At the same time, it struck me as I wrote my post yesterday that this exchange was a manifestation of something which must strike many people as confusing : Catholics say that ‘here we have no abiding city; our home is in heaven’, and yet we seem just as reluctant as anyone else to die – yet logically, one would think, we should have no such reluctance, as our death will only be going home to God, to be reunited with Him for ever (DV) in heaven.
I suppose, really, it’s a bit like when we were children, and our mothers called us to stop playing and come in, because it was time for bed / supper / whatever. We never wanted to, however much we might also in theory have wanted whatever it was we were going to get by stopping playing : and that is a bit like our position on earth. This life is great fun, but ultimately it’s not what it’s all about, and deep down we have to realize that.

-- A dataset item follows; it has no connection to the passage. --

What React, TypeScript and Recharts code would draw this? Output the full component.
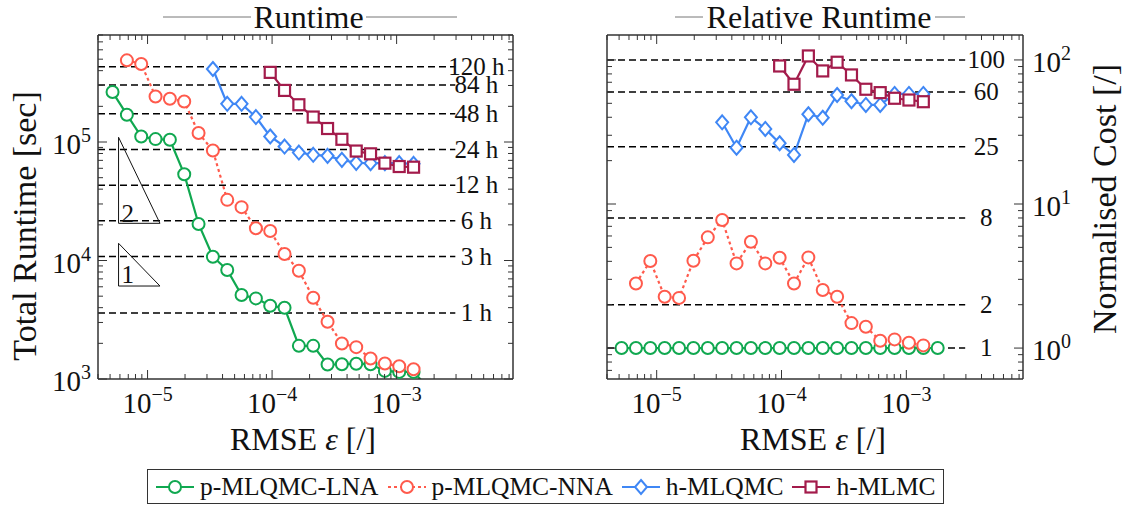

Let me make it plain; I don’t blame anyone for not wanting to die – I’m certainly not aching to do so, myself : and yet I want to try not to be afraid of death; to try to welcome the idea of it; and to try to prepare for it, spiritually if not (perhaps) very practically.
I’ve mentioned S. Joseph Cafasso before; and one of his practices was to make a very thorough spiritual preparation for death once a month – mainly, of course, in case when death came to him he was not able to make those acts of will himself, so that he had habitual dispositions on which to rely; but at the same time also because he recognized that for a Christian an acceptance not only of the inevitability, but also of the (ultimate) desirability, of death was something to be encouraged.
I hope and pray that my friend’s friend in fact has nothing seriously wrong with him, and that he has many more years left to enjoy the life which God has given him before he finally goes home : but I also pray, earnestly, that he, and all of us, may gain a great acceptance of God’s will in this, and come to welcome His call for us to go home, whenever it may come.